- SET PROBLEM: Leave out the images; return the rest of the data exactly.
=======
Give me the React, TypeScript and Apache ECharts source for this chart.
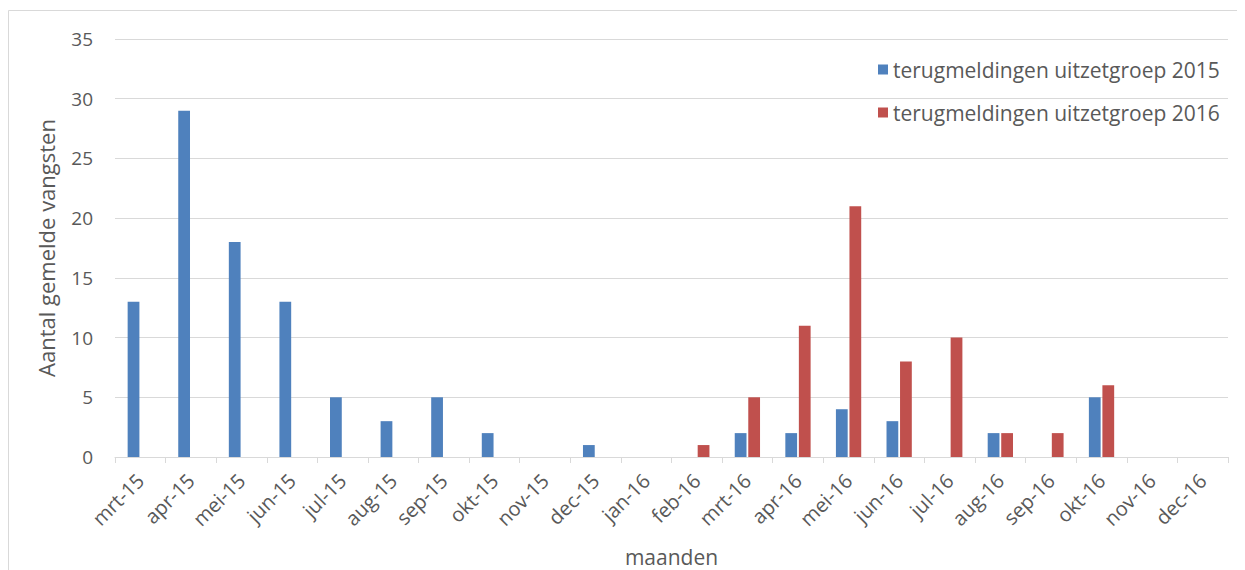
import React, { useEffect, useRef } from "react";
import * as echarts from "echarts";

const months = [
  "mrt-15", "apr-15", "mei-15", "jun-15", "jul-15", "aug-15", "sep-15", "okt-15",
  "nov-15", "dec-15", "jan-16", "feb-16", "mrt-16", "apr-16", "mei-16", "jun-16",
  "jul-16", "aug-16", "sep-16", "okt-16", "nov-16", "dec-16",
];

const group2015 = [13, 29, 18, 13, 5, 3, 5, 2, 0, 1, 0, 0, 2, 2, 4, 3, 0, 2, 0, 5, 0, 0];
const group2016 = [0, 0, 0, 0, 0, 0, 0, 0, 0, 0, 0, 1, 5, 11, 21, 8, 10, 2, 2, 6, 0, 0];

const seriesNames = ["terugmeldingen uitzetgroep 2015", "terugmeldingen uitzetgroep 2016"];
const seriesColors = ["#4f81bd", "#c0504d"];

const FONT = "'Open Sans', 'Noto Sans', sans-serif";
const TEXT = "#595959";
const LINE = "#d9d9d9";

export default function App() {
  const ref = useRef<HTMLDivElement>(null);

  useEffect(() => {
    if (!ref.current) return;
    const chart = echarts.init(ref.current, undefined, { renderer: "svg" });
    chart.setOption({
      animation: false,
      backgroundColor: "#ffffff",
      textStyle: { fontFamily: FONT },
      graphic: [
        {
          type: "rect",
          shape: { x: 0.5, y: 2.5, width: 1400, height: 700 },
          style: { fill: "none", stroke: LINE, lineWidth: 1 },
          silent: true,
        },
      ],
      grid: {
        left: 107,
        right: 17,
        top: 31,
        bottom: 113,
        containLabel: false,
        outerBoundsMode: "none",
      },
      legend: {
        orient: "vertical",
        left: 865,
        top: 46,
        itemWidth: 10,
        itemHeight: 10,
        itemGap: 22,
        icon: "rect",
        textStyle: { color: TEXT, fontSize: 21, lineHeight: 21, fontFamily: FONT },
        data: seriesNames,
      },
      xAxis: {
        type: "category",
        data: months,
        name: "maanden",
        nameLocation: "middle",
        nameGap: 89,
        nameTextStyle: { color: TEXT, fontSize: 21, lineHeight: 21, fontFamily: FONT },
        axisLine: { lineStyle: { color: LINE, width: 1 } },
        axisTick: { show: true, length: 6, lineStyle: { color: LINE } },
        axisLabel: { color: TEXT, fontSize: 20, rotate: 45, margin: 20, fontFamily: FONT },
        splitLine: { show: false },
      },
      yAxis: {
        type: "value",
        min: 0,
        max: 35,
        interval: 5,
        name: "Aantal gemelde vangsten",
        nameLocation: "middle",
        nameGap: 58,
        nameTextStyle: { color: TEXT, fontSize: 22, fontFamily: FONT },
        axisLine: { show: false },
        axisTick: { show: false },
        axisLabel: { color: TEXT, fontSize: 19, margin: 22, fontFamily: FONT },
        splitLine: { lineStyle: { color: LINE, width: 1 } },
      },
      series: [
        {
          name: seriesNames[0],
          type: "bar",
          data: group2015,
          itemStyle: { color: seriesColors[0] },
          barGap: "15%",
          barCategoryGap: "50%",
        },
        {
          name: seriesNames[1],
          type: "bar",
          data: group2016,
          itemStyle: { color: seriesColors[1] },
          barGap: "15%",
          barCategoryGap: "50%",
        },
      ],
    });
    return () => chart.dispose();
  }, []);

  return <div ref={ref} style={{ width: 1237, height: 562 }} />;
}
=======
- COMPLETED TASK:
Give me the React, TypeScript and Apache ECharts source for this chart.
import React, { useEffect, useRef } from "react";
import * as echarts from "echarts";

const months = [
  "mrt-15", "apr-15", "mei-15", "jun-15", "jul-15", "aug-15", "sep-15", "okt-15",
  "nov-15", "dec-15", "jan-16", "feb-16", "mrt-16", "apr-16", "mei-16", "jun-16",
  "jul-16", "aug-16", "sep-16", "okt-16", "nov-16", "dec-16",
];

const group2015 = [13, 29, 18, 13, 5, 3, 5, 2, 0, 1, 0, 0, 2, 2, 4, 3, 0, 2, 0, 5, 0, 0];
const group2016 = [0, 0, 0, 0, 0, 0, 0, 0, 0, 0, 0, 1, 5, 11, 21, 8, 10, 2, 2, 6, 0, 0];

const seriesNames = ["terugmeldingen uitzetgroep 2015", "terugmeldingen uitzetgroep 2016"];
const seriesColors = ["#4f81bd", "#c0504d"];

const FONT = "'Open Sans', 'Noto Sans', sans-serif";
const TEXT = "#595959";
const LINE = "#d9d9d9";

export default function App() {
  const ref = useRef<HTMLDivElement>(null);

  useEffect(() => {
    if (!ref.current) return;
    const chart = echarts.init(ref.current, undefined, { renderer: "svg" });
    chart.setOption({
      animation: false,
      backgroundColor: "#ffffff",
      textStyle: { fontFamily: FONT },
      graphic: [
        {
          type: "rect",
          shape: { x: 0.5, y: 2.5, width: 1400, height: 700 },
          style: { fill: "none", stroke: LINE, lineWidth: 1 },
          silent: true,
        },
      ],
      grid: {
        left: 107,
        right: 17,
        top: 31,
        bottom: 113,
        containLabel: false,
        outerBoundsMode: "none",
      },
      legend: {
        orient: "vertical",
        left: 865,
        top: 46,
        itemWidth: 10,
        itemHeight: 10,
        itemGap: 22,
        icon: "rect",
        textStyle: { color: TEXT, fontSize: 21, lineHeight: 21, fontFamily: FONT },
        data: seriesNames,
      },
      xAxis: {
        type: "category",
        data: months,
        name: "maanden",
        nameLocation: "middle",
        nameGap: 89,
        nameTextStyle: { color: TEXT, fontSize: 21, lineHeight: 21, fontFamily: FONT },
        axisLine: { lineStyle: { color: LINE, width: 1 } },
        axisTick: { show: true, length: 6, lineStyle: { color: LINE } },
        axisLabel: { color: TEXT, fontSize: 20, rotate: 45, margin: 20, fontFamily: FONT },
        splitLine: { show: false },
      },
      yAxis: {
        type: "value",
        min: 0,
        max: 35,
        interval: 5,
        name: "Aantal gemelde vangsten",
        nameLocation: "middle",
        nameGap: 58,
        nameTextStyle: { color: TEXT, fontSize: 22, fontFamily: FONT },
        axisLine: { show: false },
        axisTick: { show: false },
        axisLabel: { color: TEXT, fontSize: 19, margin: 22, fontFamily: FONT },
        splitLine: { lineStyle: { color: LINE, width: 1 } },
      },
      series: [
        {
          name: seriesNames[0],
          type: "bar",
          data: group2015,
          itemStyle: { color: seriesColors[0] },
          barGap: "15%",
          barCategoryGap: "50%",
        },
        {
          name: seriesNames[1],
          type: "bar",
          data: group2016,
          itemStyle: { color: seriesColors[1] },
          barGap: "15%",
          barCategoryGap: "50%",
        },
      ],
    });
    return () => chart.dispose();
  }, []);

  return <div ref={ref} style={{ width: 1237, height: 562 }} />;
}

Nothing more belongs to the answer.